Part 1: Lets keep it logical
When I look at the logical layers of Lambda Architecture, I always try to match them to the customer requirements.
Having talked to numerous international customers over the past years, I have come to realize that we are moving slowly beyond the Lambda approach (which has already been describing nicely certain technological choices). In the BI world of today, customers are no longer looking at the classification “real-time” and “batch”. We are rather moving now to events and interactions. While we could say: this is where the Lambda real-time layer will work, we need to ask: is this enough?
My view on that is:
– We need events that require actions and interactions without much of the analytics
– We need events that require actions, but they also need to be enhanced by the analytics in the ecosystem (based on other information sources)

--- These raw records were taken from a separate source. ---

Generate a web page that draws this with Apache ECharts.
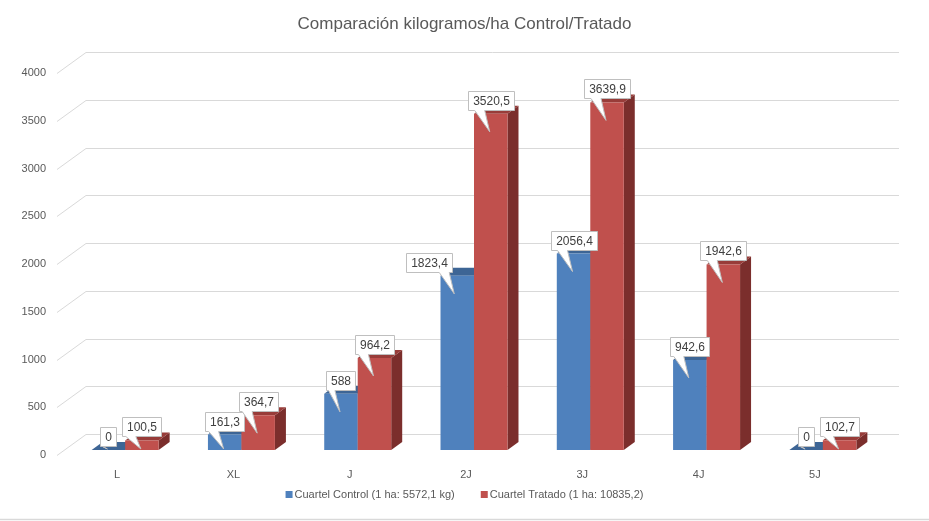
<!DOCTYPE html>
<html>
<head>
<meta charset="utf-8">
<style>
  html, body { margin: 0; padding: 0; background: #fff; }
  #chart { width: 929px; height: 521px; }
</style>
<script src="https://cdn.jsdelivr.net/npm/echarts@6/dist/echarts.min.js"></script>
</head>
<body>
<div id="chart"></div>
<script>
  const categories = ['L', 'XL', 'J', '2J', '3J', '4J', '5J'];
  const controlValues = [0, 161.3, 588, 1823.4, 2056.4, 942.6, 0];
  const tratadoValues = [100.5, 364.7, 964.2, 3520.5, 3639.9, 1942.6, 102.7];
  const yTicks = [0, 500, 1000, 1500, 2000, 2500, 3000, 3500, 4000];
  const seriesNames = ['Cuartel Control (1 ha: 5572,1 kg)', 'Cuartel Tratado (1 ha: 10835,2)'];

  const FONT = '"Liberation Sans", Arial, sans-serif';
  // wall depth (perspective of back wall) and bar offsets
  const WALL = { dx: 29, dy: -21 };
  const BAR_SHIFT = { dx: 8, dy: -5 };
  const BAR_DEPTH = { dx: 11, dy: -8 };
  const COLORS = [
    { front: '#4f81bd', top: '#3d6595', side: '#2f4e74' },
    { front: '#c0504d', top: '#983c39', side: '#7b2e2c' }
  ];
  // excel moved a couple of callouts sideways to avoid overlap
  const LABEL_NUDGE = { '0-3': -28 };

  const measure = (() => {
    const ctx = document.createElement('canvas').getContext('2d');
    ctx.font = '12px ' + FONT;
    return (t) => ctx.measureText(t).width;
  })();

  const fmt = (v) => String(v).replace('.', ',');

  const barGeom = (api, sIdx) => {
    const cat = api.value(0);
    const val = api.value(1);
    const base = api.coord([cat, 0]);
    const topPt = api.coord([cat, val]);
    const band = api.size([1, 0])[0];
    const w = band * 0.288;
    const x0 = base[0] + BAR_SHIFT.dx - w + sIdx * w;
    const yb = base[1] + BAR_SHIFT.dy;
    const yt = topPt[1] + BAR_SHIFT.dy;
    return { x0, x1: x0 + w, yb, yt, w };
  };

  const makeBarSeries = (sIdx, values) => ({
    name: seriesNames[sIdx],
    type: 'custom',
    itemStyle: { color: COLORS[sIdx].front },
    data: values.map((v, i) => [i, v]),
    z: 3,
    renderItem: (params, api) => {
      const g = barGeom(api, sIdx);
      const c = COLORS[sIdx];
      const d = BAR_DEPTH;
      return {
        type: 'group',
        children: [
          {
            type: 'polygon',
            shape: { points: [[g.x1, g.yb], [g.x1 + d.dx, g.yb + d.dy], [g.x1 + d.dx, g.yt + d.dy], [g.x1, g.yt]] },
            style: { fill: c.side }
          },
          {
            type: 'polygon',
            shape: { points: [[g.x0, g.yt], [g.x1, g.yt], [g.x1 + d.dx, g.yt + d.dy], [g.x0 + d.dx, g.yt + d.dy]] },
            style: { fill: c.top }
          },
          {
            type: 'rect',
            shape: { x: g.x0, y: g.yt, width: g.w, height: g.yb - g.yt },
            style: { fill: c.front }
          }
        ]
      };
    }
  });

  const makeLabelSeries = (sIdx, values) => ({
    type: 'custom',
    silent: true,
    data: values.map((v, i) => [i, v]),
    z: 10,
    renderItem: (params, api) => {
      const g = barGeom(api, sIdx);
      const text = fmt(api.value(1));
      const bw = Math.round(measure(text)) + 9;
      const bh = 19;
      const cx = (g.x0 + g.x1) / 2;
      const nudge = LABEL_NUDGE[sIdx + '-' + params.dataIndex] || 0;
      const bx = Math.round(cx - bw / 2 + nudge) + 0.5;
      const by = Math.round(g.yt - 4 - bh) + 0.5;
      const tipX = cx - (nudge ? 3 : 1);
      const tipY = Math.min(g.yt + 18, g.yb - 1);
      let w1 = tipX - 15, w2 = tipX - 5;
      w2 = Math.min(w2, bx + bw - 3);
      w1 = Math.max(Math.min(w1, w2 - 8), bx + 2);
      const pts = [
        [bx, by], [bx + bw, by], [bx + bw, by + bh],
        [w2, by + bh], [tipX, tipY], [w1, by + bh], [bx, by + bh]
      ];
      return {
        type: 'group',
        children: [
          {
            type: 'polygon',
            shape: { points: pts },
            style: { fill: '#ffffff', stroke: '#bfbfbf', lineWidth: 1 }
          },
          {
            type: 'text',
            style: {
              x: bx + bw / 2, y: by + bh / 2 + 0.5, text,
              align: 'center', verticalAlign: 'middle',
              fill: '#404040', font: '12px ' + FONT
            }
          }
        ]
      };
    }
  });

  const wallSeries = {
    type: 'custom',
    silent: true,
    data: yTicks.map((v) => [0, v]),
    z: 1,
    renderItem: (params, api) => {
      const cs = params.coordSys;
      const y = Math.round(api.coord([0, api.value(1)])[1]) + 0.5;
      const xs = cs.x - 2;
      const xe = cs.x + cs.width + WALL.dx - 3;
      return {
        type: 'polyline',
        shape: { points: [[xs, y], [xs + WALL.dx, y + WALL.dy], [xe, y + WALL.dy]] },
        style: { fill: null, stroke: '#d9d9d9', lineWidth: 1 }
      };
    }
  };

  const chart = echarts.init(document.getElementById('chart'), null, { renderer: 'canvas' });
  chart.setOption({
    animation: false,
    backgroundColor: '#ffffff',
    textStyle: { fontFamily: FONT },
    title: {
      text: 'Comparación kilogramos/ha Control/Tratado',
      left: 'center',
      top: 11,
      textStyle: { color: '#595959', fontSize: 17, fontWeight: 'normal', fontFamily: FONT }
    },
    legend: {
      bottom: 16,
      left: 'center',
      icon: 'rect',
      itemWidth: 7,
      itemHeight: 7,
      itemGap: 26,
      textStyle: { color: '#595959', fontSize: 11, padding: [0, 0, 0, -3] },
      data: seriesNames
    },
    grid: { left: 59, right: 56, top: 73, bottom: 66 },
    xAxis: {
      type: 'category',
      data: categories,
      axisLine: { show: false },
      axisTick: { show: false },
      axisLabel: { color: '#595959', fontSize: 11, margin: 14 }
    },
    yAxis: {
      type: 'value',
      min: 0,
      max: 4000,
      interval: 500,
      axisLine: { show: false },
      axisTick: { show: false },
      splitLine: { show: false },
      axisLabel: { color: '#595959', fontSize: 11, margin: 13, formatter: (v) => String(v) }
    },
    graphic: [
      {
        type: 'line',
        shape: { x1: 0, y1: 519.5, x2: 929, y2: 519.5 },
        style: { stroke: '#d9d9d9', lineWidth: 1.5 }
      }
    ],
    series: [
      wallSeries,
      makeBarSeries(0, controlValues),
      makeBarSeries(1, tratadoValues),
      makeLabelSeries(0, controlValues),
      makeLabelSeries(1, tratadoValues)
    ]
  });
</script>
</body>
</html>
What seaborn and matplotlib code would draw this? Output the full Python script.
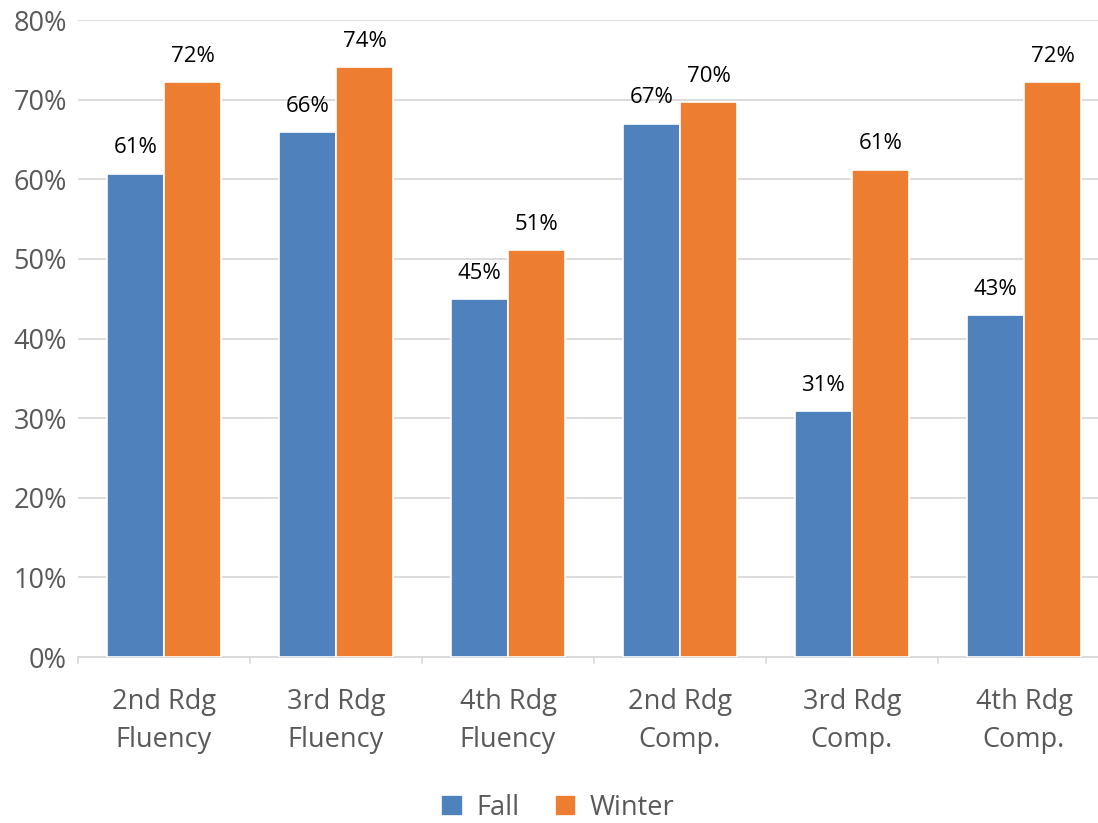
import pandas as pd
import seaborn as sns
import matplotlib.pyplot as plt

categories = ["2nd Rdg\nFluency", "3rd Rdg\nFluency", "4th Rdg\nFluency",
              "2nd Rdg\nComp.", "3rd Rdg\nComp.", "4th Rdg\nComp."]
fall = [60.7, 65.9, 44.9, 67.0, 30.9, 42.9]
winter = [72.2, 74.1, 51.1, 69.7, 61.2, 72.2]
y_ticks = [0, 10, 20, 30, 40, 50, 60, 70, 80]

df = pd.DataFrame({
    "category": categories * 2,
    "season": ["Fall"] * len(categories) + ["Winter"] * len(categories),
    "value": fall + winter,
})

sns.set_theme(style="white")
plt.rcParams["font.family"] = ["Open Sans", "DejaVu Sans"]

fig = plt.figure(figsize=(10.98, 8.23), dpi=100)
ax = fig.add_axes([78 / 1098, 1 - 657 / 823, 1032 / 1098, 637 / 823])

palette = {"Fall": "#4F81BD", "Winter": "#ED7D31"}
sns.barplot(data=df, x="category", y="value", hue="season", palette=palette,
            width=0.665, edgecolor="white", linewidth=1.2, saturation=1,
            ax=ax, zorder=3)

for container in ax.containers:
    ax.bar_label(container, labels=[f"{v:.0f}%" for v in container.datavalues],
                 padding=11, fontsize=16, color="black")

ax.set_ylim(0, 80)
ax.set_yticks(y_ticks)
ax.set_yticklabels([f"{t}%" for t in y_ticks], fontsize=19.5, color="#595959")
ax.set_xticks(range(len(categories)))
ax.set_xticklabels(categories, fontsize=19.5, color="#595959", linespacing=1.5)
ax.tick_params(axis="x", pad=22, length=0)
ax.tick_params(axis="y", length=0, pad=8)
ax.set_xlim(-0.5, 5.5)
ax.grid(axis="y", color="#D9D9D9", linewidth=1.3, zorder=0)
ax.set_axisbelow(True)
for s in ["top", "right", "left"]:
    ax.spines[s].set_visible(False)
ax.spines["bottom"].set_color("#D9D9D9")
ax.spines["bottom"].set_linewidth(1.3)
for i in range(7):
    ax.plot([i - 0.5, i - 0.5], [0, -0.8], color="#D9D9D9", lw=1.3,
            clip_on=False, zorder=2)
ax.set_xlabel("")
ax.set_ylabel("")

ax.legend(loc="center", bbox_to_anchor=(480 / 1032, -0.237), ncol=2, frameon=False,
          fontsize=19.5, labelcolor="#595959", handlelength=0.8, handleheight=0.8,
          handletextpad=0.5, columnspacing=1.3)

fig.savefig("out.png", dpi=100)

– We need events that will be handled later on or they need to support the above-mentioned cases.
So, do we really need to make a logical distinction between real-time and batch – considering that real-time streams can be built to make them work as a mini-batch or by taking a batch load and while loading data define and execute action?
Keeping this in mind, I believe we should start evolving the Lambda Architecture into something like an “Omega” Architecture”. The name is not the relevant part here, but we really need to see how customers want to evolve based on their business, not their technical needs.
Having said that, I believe it would be a bad solution to have an event layer instead of real-time and batch as a layout across the whole BI landscape as we do not need to have special layers when we query streams. This can come as part of the physical implementation. What would happen, if I needed to enrich such query with data coming from batch views in the Lambda definition?
Instead, I suggest combining both layers. This would make it possible to provide results not just at the end, but also in the middle or even at the beginning of a query; depending on how the business requires interaction. Based on that, I have taken the liberty of defining architecture, which in my opinion is an evolution of Lambda.
Why do I call this an evolution? Because when you take a closer look at it, only at the initial stage, I have made a distinction between real-time (streams) and other feeds. With such an approach I wanted to highlight that Hadoop offers several options which share the same infrastructure for different applications. However, these will not always support streams and other data feeds at the same time. Then, data are initially injected into what I call an “All data” layer which could be seen as an early stage of the data lake where I store all the raw data for later use. This way, information can be pulled from the raw data, which of course will need to follow security and privacy rules depending on the industry or customer-specific requirements. When data are stored and governed, users can start with the data discovery. If I want to enable business users to run the analytics in an agile way, the data must be stored in the data lake layer.
Data binding represents an approach, which allows applying different integration techniques to the information. I can store them and parse schema later or I can parse schema right away so that I can use data already refined based on the customer-specific business rules. In the modern BI the question of how to bind data is key. But there is no single answer to it which is why I need to make sure our evolved architecture can support both. The rest of the architecture defines different access patterns for the users from reporting via analytics to more of a data science approach.
As we can see in every step of the architecture, I have a constant interaction between the consumers of the information – irrespective of whether it is an application, a message broker or a business user – and can thus make sure to meet any customer-specific requirements.